10/14/2011 11:25 EDT | Updated 12/14/2011 05:12 EST

Air Canada Labour Dispute: Airline Unlikely To Win Damages And Could Face Own Complaint, Lawyer Says

MONTREAL - The union representing Air Canada flight attendants urged a labour board Friday to turn aside the federal government's request to remove its members' rights to bargain and strike.

"In fact, the responsibility of the board is to uphold those rights irrespective of the labour minister’s referrals," CUPE national president Paul Moist said after the union and airline participated in a preliminary meeting with the Canada Industrial Relations Board.

"Those rights include workers' right to collectively bargain and strike, despite the labour minister’s blatant attempt to take them away."

The union urged the CIRB — a quasi-judicial federal agency — to let bargaining continue as it seeks a deal that recognizes the "sacrifices" workers made over the past decade.

The board met with both sides to begin the process of addressing two issues referred to the board by federal Labour Minister Lisa Raitt that blocked a planned strike on Thursday.

A spokeswoman for Air Canada said the discussion focused on order of proceedings.

"Dates for any hearings and other pre-hearing matters will be discussed further next week," said Isabelle Arthur.

Moist called Raitt's intervention an indefensible "manipulation" of the Canada Labour Code and the CIRB.

Earlier, a leading Canadian labour lawyer said Air Canada could be accused of unfair labour practices after it filed its own bad faith bargaining complaint against CUPE.

Paul Cavalluzzo said the company's filing to the Canada Industrial Labour Board seems to violate the Canada Labour Code, which bars employers from interfering in the internal affairs of a union.

Air Canada (TSX:AC.B) has accused the union leaders of not doing enough to encourage the ratification of two tentative deals that were voted down.

It added that the planned strike and the union's failure to fulfil its bargaining obligations, caused Air Canada "significant and continuing losses."

"Air Canada is violating the code itself by filing the complaint because in my view its complaint raises internal union issues which is certainly not the business of the employer," he said in an interview.

Either way, he said the quasi-judicial board is unlikely to order any monetary damages and may end up punting the entire dispute back to the company and union.

Cavalluzzo suggested the airline may be trying to get an upper hand in bargaining or trying to shore up the issues referred to by the minister.

"It may just be a double whammy so to speak where we have the government and the employer trying to slam the union."

He said the board will likely dismiss the complaint and won't impose a contract or even submit the dispute to binding arbitration.

If the two sides can't reach agreement, the government would likely pass legislation to block a strike, he added.
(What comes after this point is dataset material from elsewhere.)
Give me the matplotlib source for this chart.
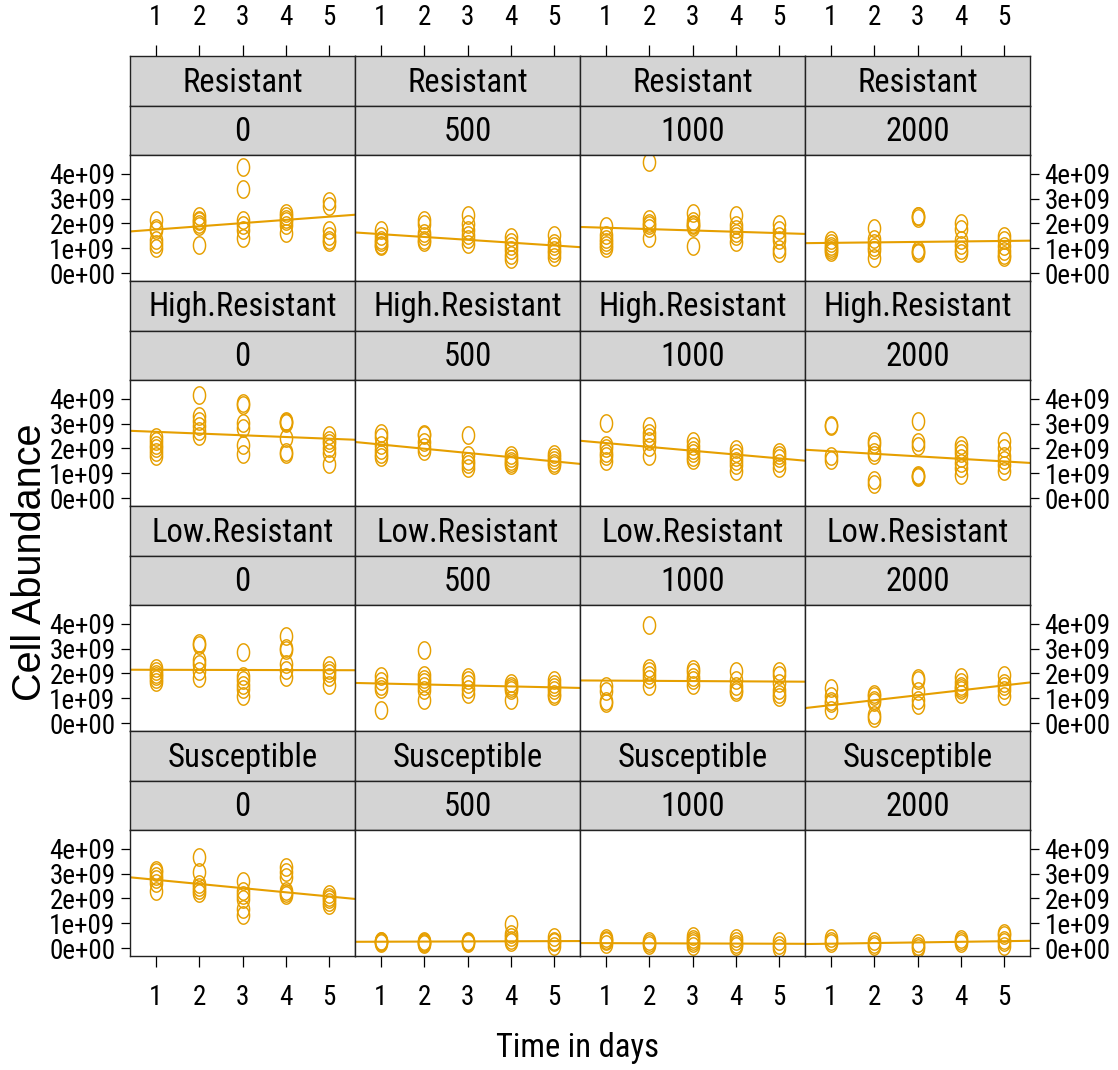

Raitt had given notice she would introduce back-to-work legislation but didn't do so after Air Canada and CUPE reached a tentative agreement just hours before a strike was set to begin Sept. 21. CUPE members later soundly rejected that deal.

The union called Air Canada's complaint against CUPE groundless, but wouldn't say if it is considering filing its own complaint.
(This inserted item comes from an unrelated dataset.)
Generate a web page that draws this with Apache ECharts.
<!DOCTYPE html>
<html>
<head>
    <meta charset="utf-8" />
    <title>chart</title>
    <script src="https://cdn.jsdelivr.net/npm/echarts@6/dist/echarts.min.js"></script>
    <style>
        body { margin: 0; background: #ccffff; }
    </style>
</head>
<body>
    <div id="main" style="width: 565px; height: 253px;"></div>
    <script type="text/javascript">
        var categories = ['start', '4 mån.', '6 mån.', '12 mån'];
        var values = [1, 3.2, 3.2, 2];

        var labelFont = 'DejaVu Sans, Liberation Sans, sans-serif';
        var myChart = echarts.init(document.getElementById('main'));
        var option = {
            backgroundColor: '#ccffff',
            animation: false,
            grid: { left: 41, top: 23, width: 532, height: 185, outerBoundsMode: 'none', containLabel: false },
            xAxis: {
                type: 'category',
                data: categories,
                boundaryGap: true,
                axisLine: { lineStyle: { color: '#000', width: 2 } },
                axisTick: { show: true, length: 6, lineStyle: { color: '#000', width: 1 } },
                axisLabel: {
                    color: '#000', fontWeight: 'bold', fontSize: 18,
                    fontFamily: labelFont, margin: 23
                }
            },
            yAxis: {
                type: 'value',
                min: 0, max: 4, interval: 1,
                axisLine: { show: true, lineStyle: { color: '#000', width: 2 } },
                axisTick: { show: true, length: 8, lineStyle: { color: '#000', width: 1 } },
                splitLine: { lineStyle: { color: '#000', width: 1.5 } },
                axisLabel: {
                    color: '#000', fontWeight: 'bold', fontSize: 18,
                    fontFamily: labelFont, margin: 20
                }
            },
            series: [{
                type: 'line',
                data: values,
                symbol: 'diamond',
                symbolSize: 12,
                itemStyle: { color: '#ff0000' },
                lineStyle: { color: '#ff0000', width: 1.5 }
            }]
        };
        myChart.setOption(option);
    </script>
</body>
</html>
It argued that members had the right to reject the tentative agreements even though the union executive felt they were the best that could be achieved under the circumstances.

"This complaint is a complete red-herring. The suggestion the Air Canada Component of CUPE has been bargaining in bad faith is ludicrous," said Moist.

"This is just another transparent attempt to stall the flight attendants legal strike until back-to-work legislation can be put in place."

He said the airline should return to the bargaining table and negotiate a deal that addresses the "sacrifices its workers have made for the airline over the past decade."

While a strike was averted, relations remain difficult between the air carrier and its workers — raising the possibility that future disruptions might affect the airline and inconvenience travellers.

Stripped of their ability to strike, flight attendants could take job action such as calling in sick and refusing to be flexible on maximum hours worked so that return flights have to be delayed, analyst Robert Kokonis said in an interview.

Employees at Australian airline Qantas and its low-cost carrier Jetstar refused to charge excess baggage fees in protest of their contract negotiations.

Arthur said flight attendants "are professionals committed to customer service."